Cell Instance Segmentation: The Devil Is in the Boundaries
Peixian Liang, Yifan Ding, Yizhe Zhang, Jianxu Chen, Hao Zheng, Hongxiao Wang, Yejia Zhang, Guangyu Meng, Tim Weninger, Michael Niemier, X. Sharon Hu, Danny Z Chen
TL;DR
This work addresses the challenge of cell instance segmentation by moving beyond pixel-wise clustering to boundary-focused clustering. It introduces Ceb, a boundary-based framework that uses boundary signatures and a boundary classifier, grounded in a revised Watershed to generate candidate boundaries, enabling better preservation of shape and curvature.
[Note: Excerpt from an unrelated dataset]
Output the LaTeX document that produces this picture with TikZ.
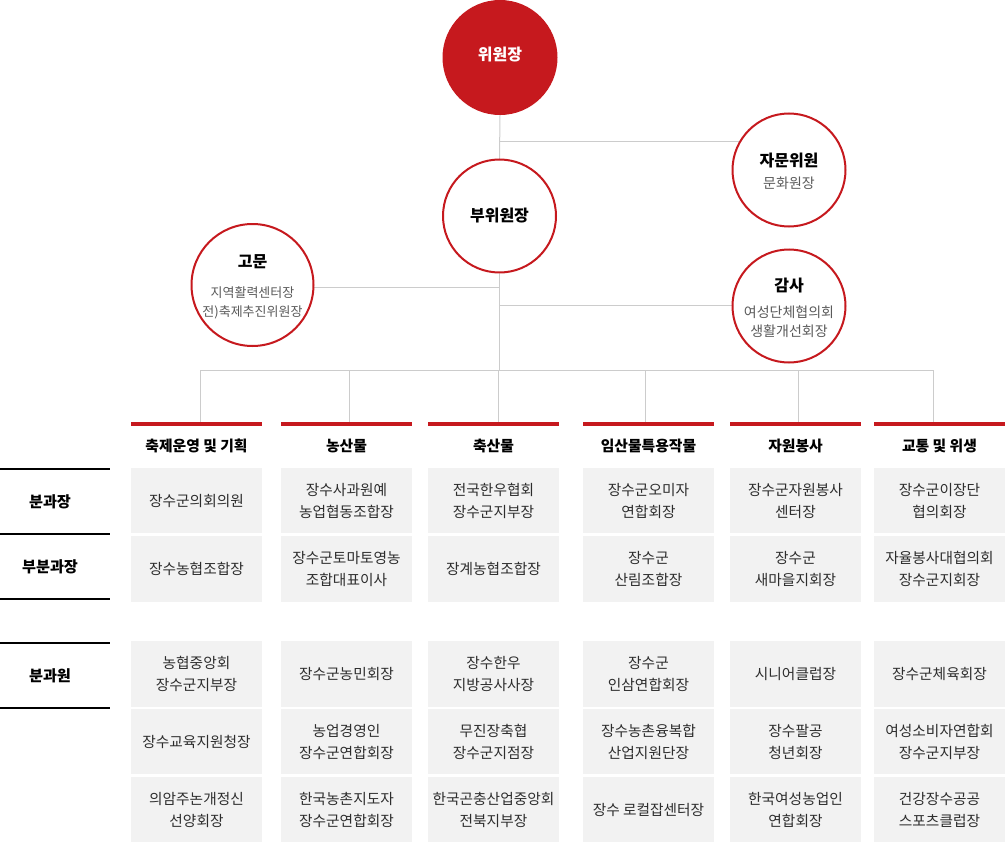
\documentclass[tikz,border=0pt]{standalone}
\usepackage{fontspec}
\setmainfont{Noto Sans CJK KR}
\usetikzlibrary{backgrounds}
\definecolor{brandred}{RGB}{198,25,30}
\definecolor{cellgray}{RGB}{242,242,242}
\definecolor{linegray}{RGB}{204,204,204}
\definecolor{celltext}{RGB}{45,45,45}
\definecolor{subtext}{RGB}{90,90,90}
\begin{document}
\begin{tikzpicture}[x=1pt,y=-1pt,
  conn/.style={draw=linegray, line width=1pt},
  ring/.style={circle, draw=brandred, line width=2pt, fill=white, minimum size=#1, inner sep=0pt},
  ring/.default=113pt,
  ttl/.style={font=\fontsize{16}{19}\selectfont\bfseries, text=black, inner sep=0pt},
  sub/.style={font=\fontsize{14}{19}\selectfont, text=subtext, align=center, inner sep=0pt},
  cell/.style={fill=cellgray, minimum width=131pt, minimum height=#1, inner sep=0pt, text=celltext, font=\fontsize{14.7}{22}\selectfont, align=center},
  head/.style={font=\fontsize{14.8}{18}\selectfont\bfseries, text=black, inner sep=0pt},
  redbar/.style={fill=brandred, minimum width=131pt, minimum height=4pt, inner sep=0pt},
  rowlbl/.style={font=\fontsize{15.2}{18}\selectfont\bfseries, text=black, inner sep=0pt},
  rule/.style={draw=black, line width=2pt}
]
\useasboundingbox (0,0) rectangle (1005,843);

% circles
\node[circle, fill=brandred, minimum size=115pt, inner sep=0pt] (chair) at (500,57.5) {};
\node[ttl, text=white] (chairT) at (500,55) {위원장};
\node[ring] (vice) at (499.5,216) {};
\node[ttl] (viceT) at (499.5,216) {부위원장};
\node[ring] (advisor) at (789,170) {};
\node[ttl] (advisorT) at (789,161) {자문위원};
\node[sub] (advisorS) at (789,183) {문화원장};
\node[ring=122pt] (gomun) at (252.5,285) {};
\node[ttl] (gomunT) at (252.5,262) {고문};
\node[sub, font=\fontsize{13}{19}\selectfont] (gomunS) at (252.5,302.5) {지역활력센터장\\전)축제추진위원장};
\node[ring] (audit) at (789,306) {};
\node[ttl] (auditT) at (789,286) {감사};
\node[sub] (auditS) at (789,322) {여성단체협의회\\생활개선회장};

% red bars and headers
\foreach \i/\x/\h in {1/196.5/축제운영 및 기획, 2/346.5/농산물, 3/493.5/축산물, 4/648.5/임산물특용작물, 5/795.5/자원봉사, 6/939.5/교통 및 위생}{
  \node[redbar] (bar\i) at (\x,424) {};
  \node[head] (head\i) at (\x,446) {\h};
}

% junction coordinates
\coordinate (jA) at (499.5,141);
\coordinate (jG) at (499.5,287);
\coordinate (jS) at (499.5,305);
\coordinate (bus) at (499.5,370);
\coordinate (d1) at (200,370);
\coordinate (d2) at (349,370);
\coordinate (d3) at (498,370);
\coordinate (d4) at (645,370);
\coordinate (d5) at (798,370);
\coordinate (d6) at (933,370);

\begin{scope}[on background layer]
  \draw[conn] (chair.south) -- (vice.north);
  \draw[conn] (jA) -- (jA -| advisor.center);
  \draw[conn] (vice.south) -- (bus);
  \draw[conn] (jG) -- (jG -| gomun.center);
  \draw[conn] (jS) -- (jS -| audit.center);
  \draw[conn] (d1) -- (d6);
  \foreach \i in {1,...,6}{
    \draw[conn] (d\i) -- (d\i |- bar\i.north);
  }
\end{scope}

% left labels
\draw[rule] (0,469) -- (110,469);
\draw[rule] (0,534) -- (110,534);
\draw[rule] (0,599) -- (110,599);
\draw[rule] (0,643) -- (110,643);
\draw[rule] (0,708) -- (110,708);
\node[rowlbl] (lbl1) at (50,501.5) {분과장};
\node[rowlbl] (lbl2) at (50,566.5) {부분과장};
\node[rowlbl] (lbl3) at (50,675.5) {분과원};

% cells col 1
\node[cell=65pt] (c11) at (196.5,500.5) {장수군의회의원};
\node[cell=66pt] (c12) at (196.5,569) {장수농협조합장};
\node[cell=66pt] (c13) at (196.5,674) {농협중앙회\\장수군지부장};
\node[cell=65pt] (c14) at (196.5,741.5) {장수교육지원청장};
\node[cell=65pt] (c15) at (196.5,809.5) {의암주논개정신\\선양회장};
% col 2
\node[cell=65pt] (c21) at (346.5,500.5) {장수사과원예\\농업협동조합장};
\node[cell=66pt] (c22) at (346.5,569) {장수군토마토영농\\조합대표이사};
\node[cell=66pt] (c23) at (346.5,674) {장수군농민회장};
\node[cell=65pt] (c24) at (346.5,741.5) {농업경영인\\장수군연합회장};
\node[cell=65pt] (c25) at (346.5,809.5) {한국농촌지도자\\장수군연합회장};
% col 3
\node[cell=65pt] (c31) at (493.5,500.5) {전국한우협회\\장수군지부장};
\node[cell=66pt] (c32) at (493.5,569) {장계농협조합장};
\node[cell=66pt] (c33) at (493.5,674) {장수한우\\지방공사사장};
\node[cell=65pt] (c34) at (493.5,741.5) {무진장축협\\장수군지점장};
\node[cell=65pt] (c35) at (493.5,809.5) {한국곤충산업중앙회\\전북지부장};
% col 4
\node[cell=65pt] (c41) at (648.5,500.5) {장수군오미자\\연합회장};
\node[cell=66pt] (c42) at (648.5,569) {장수군\\산림조합장};
\node[cell=66pt] (c43) at (648.5,674) {장수군\\인삼연합회장};
\node[cell=65pt] (c44) at (648.5,741.5) {장수농촌융복합\\산업지원단장};
\node[cell=65pt] (c45) at (648.5,809.5) {장수 로컬잡센터장};
% col 5
\node[cell=65pt] (c51) at (795.5,500.5) {장수군자원봉사\\센터장};
\node[cell=66pt] (c52) at (795.5,569) {장수군\\새마을지회장};
\node[cell=66pt] (c53) at (795.5,674) {시니어클럽장};
\node[cell=65pt] (c54) at (795.5,741.5) {장수팔공\\청년회장};
\node[cell=65pt] (c55) at (795.5,809.5) {한국여성농업인\\연합회장};
% col 6
\node[cell=65pt] (c61) at (939.5,500.5) {장수군이장단\\협의회장};
\node[cell=66pt] (c62) at (939.5,569) {자율봉사대협의회\\장수군지회장};
\node[cell=66pt] (c63) at (939.5,674) {장수군체육회장};
\node[cell=65pt] (c64) at (939.5,741.5) {여성소비자연합회\\장수군지부장};
\node[cell=65pt] (c65) at (939.5,809.5) {건강장수공공\\스포츠클럽장};
\end{tikzpicture}
\end{document}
A GI-matching training scheme and an optional temporal extension (Ceb+Temporal) for videos are proposed to refine boundary labeling and enforce temporal consistency. Across six public datasets, Ceb consistently outperforms foreground-pixel clustering baselines and competes with state-of-the-art methods, with temporal consistency providing additional gains in tracking tasks. The approach highlights the value of boundary geometry in accurate cell instance segmentation and demonstrates practical benefits for biomedical image analysis and cell tracking.
Abstract
State-of-the-art (SOTA) methods for cell instance segmentation are based on deep learning (DL) semantic segmentation approaches, focusing on distinguishing foreground pixels from background pixels. In order to identify cell instances from foreground pixels (e.g., pixel clustering), most methods decompose instance information into pixel-wise objectives, such as distances to foreground-background boundaries (distance maps), heat gradients with the center point as heat source (heat diffusion maps), and distances from the center point to foreground-background boundaries with fixed angles (star-shaped polygons). However, pixel-wise objectives may lose significant geometric properties of the cell instances, such as shape, curvature, and convexity, which require a collection of pixels to represent. To address this challenge, we present a novel pixel clustering method, called Ceb (for Cell boundaries), to leverage cell boundary features and labels to divide foreground pixels into cell instances. Starting with probability maps generated from semantic segmentation, Ceb first extracts potential foreground-foreground boundaries with a revised Watershed algorithm. For each boundary candidate, a boundary feature representation (called boundary signature) is constructed by sampling pixels from the current foreground-foreground boundary as well as the neighboring background-foreground boundaries. Next, a boundary classifier is used to predict its binary boundary label based on the corresponding boundary signature. Finally, cell instances are obtained by dividing or merging neighboring regions based on the predicted boundary labels. Extensive experiments on six datasets demonstrate that Ceb outperforms existing pixel clustering methods on semantic segmentation probability maps. Moreover, Ceb achieves highly competitive performance compared to SOTA cell instance segmentation methods.